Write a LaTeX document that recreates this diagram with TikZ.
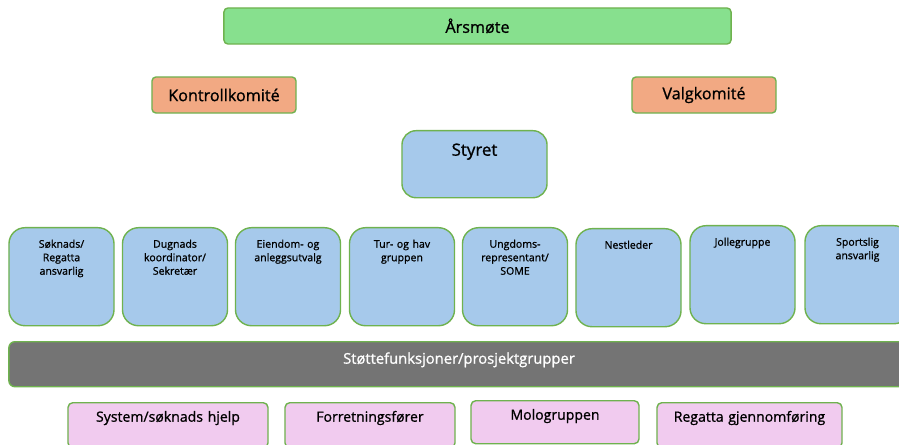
\documentclass[tikz,border=0pt]{standalone}
\usepackage{fontspec}
\setmainfont{Open Sans}[FakeBold=1]
\usepackage{tikz}
\usetikzlibrary{calc}

\definecolor{boxline}{HTML}{6FB24F}
\definecolor{moteGreen}{HTML}{87E08E}
\definecolor{komOrange}{HTML}{F2A983}
\definecolor{styreBlue}{HTML}{A6C9EB}
\definecolor{stotteGrey}{HTML}{747474}
\definecolor{gruppePink}{HTML}{F1CBEF}

\begin{document}
\begin{tikzpicture}[x = 0.025cm, y = -0.025cm]
	\tikzset{every node/.style = {draw = boxline, line width = 1pt, inner sep = 0pt, align = center}}
	\tikzset{komite/.style = {fill = komOrange, rounded corners = 0.1cm, minimum width = 3.6cm, minimum height = 0.9cm, font = \fontsize{11.5}{13}\selectfont}}
	\tikzset{verv/.style = {anchor = north, fill = styreBlue, rounded corners = 0.4cm, text width = 2.625cm, text height = 0.5cm, text depth = 1.95cm, font = \fontsize{7.5}{9.6}\selectfont}}
	\tikzset{gruppe/.style = {anchor = north, fill = gruppePink, rounded corners = 0.12cm, text height = 0.475cm, text depth = 0.65cm, font = \fontsize{10}{12}\selectfont}}

\useasboundingbox (0,0) rectangle (899,445);
\clip (0,0) rectangle (899,445);

%% Top node
\draw (477.5,26) node[name = arsmote, fill = moteGreen, rounded corners = 0.1cm, minimum width = 12.675cm, minimum height = 0.9cm, font = \fontsize{11.5}{13}\selectfont]{Årsmøte};

%% Committees
\draw (224,95) node[komite, name = kontroll]{Kontrollkomité};
\draw (704,95) node[komite, name = valg]{Valgkomité};

%% Board
\draw (474.5,130) node[name = styret, anchor = north, fill = styreBlue, rounded corners = 0.35cm, text width = 3.625cm, text height = 0.625cm, text depth = 1.05cm, font = \fontsize{12}{14}\selectfont]{Styret};

%% Board members
\draw (61.5,227) node[verv, name = soknad]{Søknads/\\Regatta\\ansvarlig};
\draw (175,227) node[verv, name = dugnad]{Dugnads\\koordinator/\\Sekretær};
\draw (288,227) node[verv, name = eiendom]{Eiendom- og\\anleggsutvalg};
\draw (402,227) node[verv, name = turhav]{Tur- og hav\\gruppen};
\draw (515,227) node[verv, name = ungdom]{Ungdoms-\\representant/\\SOME};
\draw (628.5,228) node[verv, name = nestleder]{Nestleder};
\draw (742.5,225) node[verv, name = jolle]{Jollegruppe};
\draw (857.5,225) node[verv, name = sport]{Sportslig\\ansvarlig};

%% Support bar
\draw (459,341) node[name = stotte, anchor = north, fill = stotteGrey, text = white, rounded corners = 0.15cm, text width = 22.5cm, text height = 0.55cm, text depth = 0.575cm, font = \fontsize{10.5}{12}\selectfont]{Støttefunksjoner/prosjektgrupper};

%% Project groups
\draw (168,402) node[gruppe, name = system, text width = 5cm]{System/søknads hjelp};
\draw (370,402) node[gruppe, name = forretning, text width = 4.25cm]{Forretningsfører};
\draw (555,400) node[gruppe, name = molo, text width = 4.2cm, text depth = 0.6cm]{Mologruppen};
\draw (749.5,402) node[gruppe, name = regatta, text width = 4.625cm]{Regatta gjennomføring};
\end{tikzpicture}
\end{document}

+--

Goal of the exercise> Give back exactly the lines from the first line of the data through the line with "gruppePink, rounded corners", pictures excluded.

Task response>
Write a LaTeX document that recreates this diagram with TikZ.
\documentclass[tikz,border=0pt]{standalone}
\usepackage{fontspec}
\setmainfont{Open Sans}[FakeBold=1]
\usepackage{tikz}
\usetikzlibrary{calc}

\definecolor{boxline}{HTML}{6FB24F}
\definecolor{moteGreen}{HTML}{87E08E}
\definecolor{komOrange}{HTML}{F2A983}
\definecolor{styreBlue}{HTML}{A6C9EB}
\definecolor{stotteGrey}{HTML}{747474}
\definecolor{gruppePink}{HTML}{F1CBEF}

\begin{document}
\begin{tikzpicture}[x = 0.025cm, y = -0.025cm]
	\tikzset{every node/.style = {draw = boxline, line width = 1pt, inner sep = 0pt, align = center}}
	\tikzset{komite/.style = {fill = komOrange, rounded corners = 0.1cm, minimum width = 3.6cm, minimum height = 0.9cm, font = \fontsize{11.5}{13}\selectfont}}
	\tikzset{verv/.style = {anchor = north, fill = styreBlue, rounded corners = 0.4cm, text width = 2.625cm, text height = 0.5cm, text depth = 1.95cm, font = \fontsize{7.5}{9.6}\selectfont}}
	\tikzset{gruppe/.style = {anchor = north, fill = gruppePink, rounded corners = 0.12cm, text height = 0.475cm, text depth = 0.65cm, font = \fontsize{10}{12}\selectfont}}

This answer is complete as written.